La Place financière reste le fer de lance de l’économie nationale, avec une hausse de l’activité de 8 % et une hausse des investissements de 19 %. De l’autre côté, l’Horeca, la construction (lire ci-contre) et l’industrie connaîtraient de plus importantes difficultés. Une tendance inquiétante, car avec une capacité d’investissement réduite, la double transition énergétique et numérique serait également mise en danger.

Pour la Chambre de commerce, le coût du travail et l’index figurent parmi les principaux freins. Néanmoins, les entreprises étrangères placent ces deux facteurs très loin de la catégorie «faiblesse» et «grande faiblesse» de l’économie nationale, également en difficulté pour attirer des investisseurs étrangers.

Parmi les remèdes proposés figurent une baisse de l’imposition des sociétés (de 25 % vers 21 %) ainsi qu’une limitation de l’index à une tranche par an et un plafonnement à 1,5 salaire mensuel médian.

Crise dans la construction :
«Les craintes se confirment»

Les syndicats OGBL et LCGB avaient tenu, la semaine dernière, à relativiser les propos des patrons qui évoquent le risque d’une crise majeure dans la construction. Selon le baromètre de l’économie, l’activité de ce secteur serait toutefois «passée dans le rouge». «Les craintes (…) énoncées lors des derniers mois semblent se confirmer, notamment en raison de la hausse des taux d’intérêts», avance la Chambre de commerce.

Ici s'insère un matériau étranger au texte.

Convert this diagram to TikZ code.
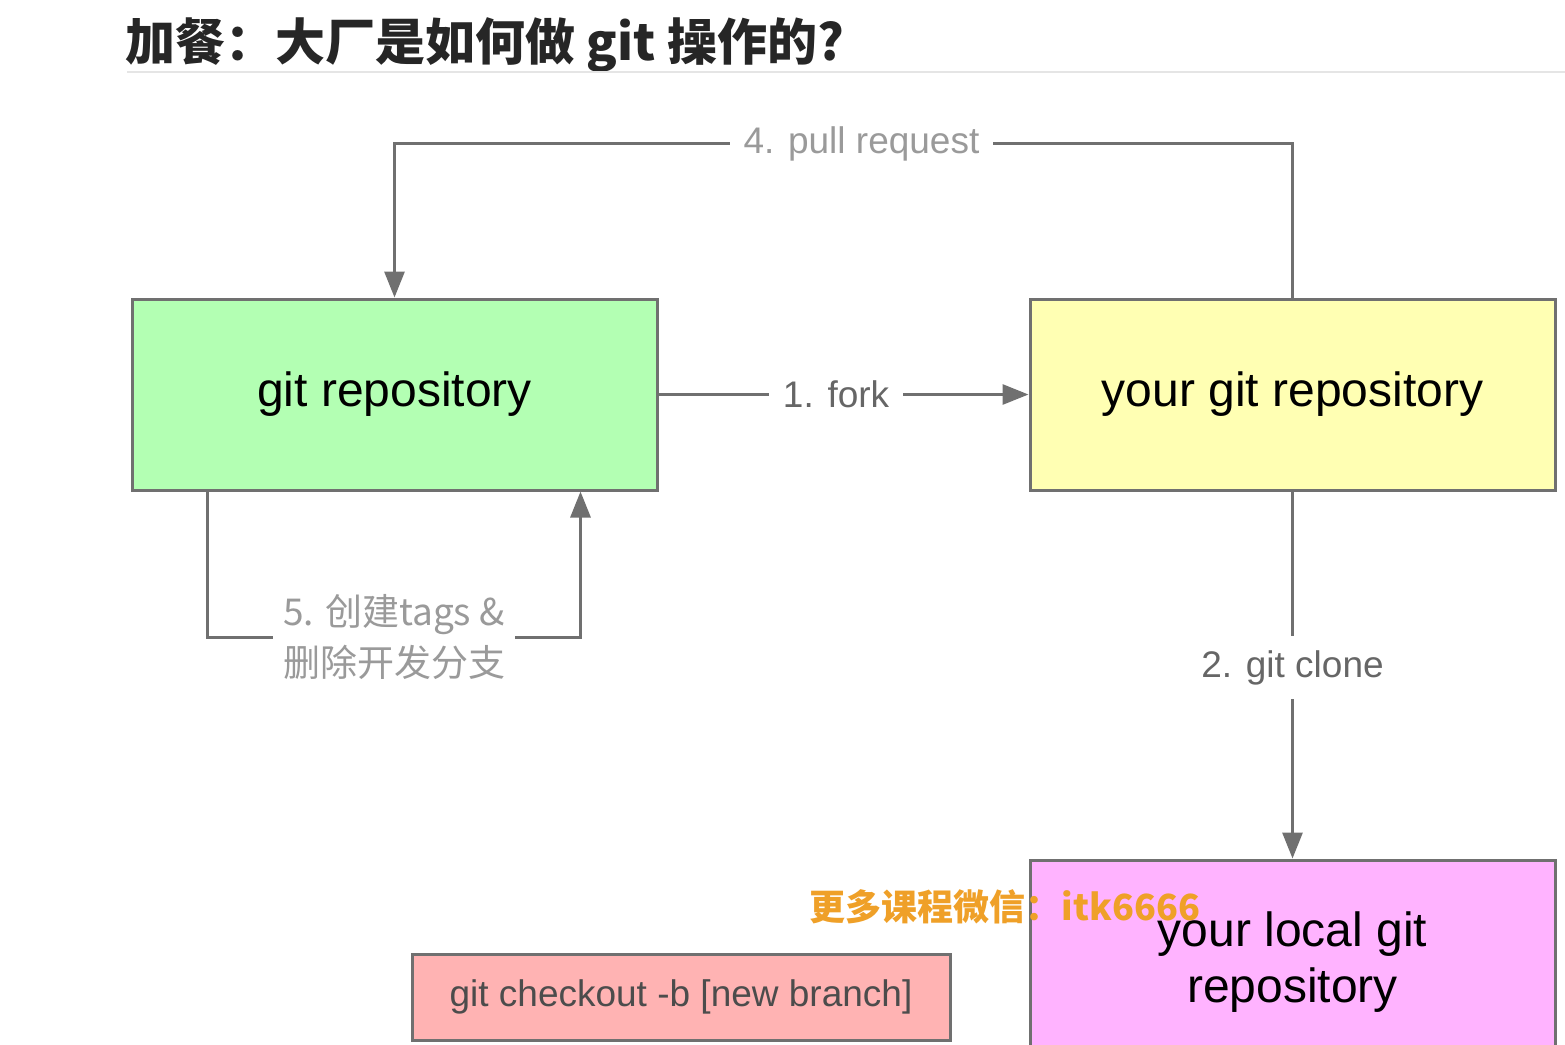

Si la construction compte parmi les secteurs dont la compétitivité, sur les cinq dernières années, a connu une des plus fortes évolutions (+20 %), le vent est en train de tourner. Depuis janvier, la baisse de l’activité dans la construction est évaluée à 20 %, contre un plus de 2 % au second semestre 2022. Avec 33 %, le secteur figure dans le peloton de tête des entreprises qui, dans les six mois à venir, anticipent une détérioration de leur rentabilité. Sur le même laps de temps, un quart des entreprises de construction compte réduire ses investissements.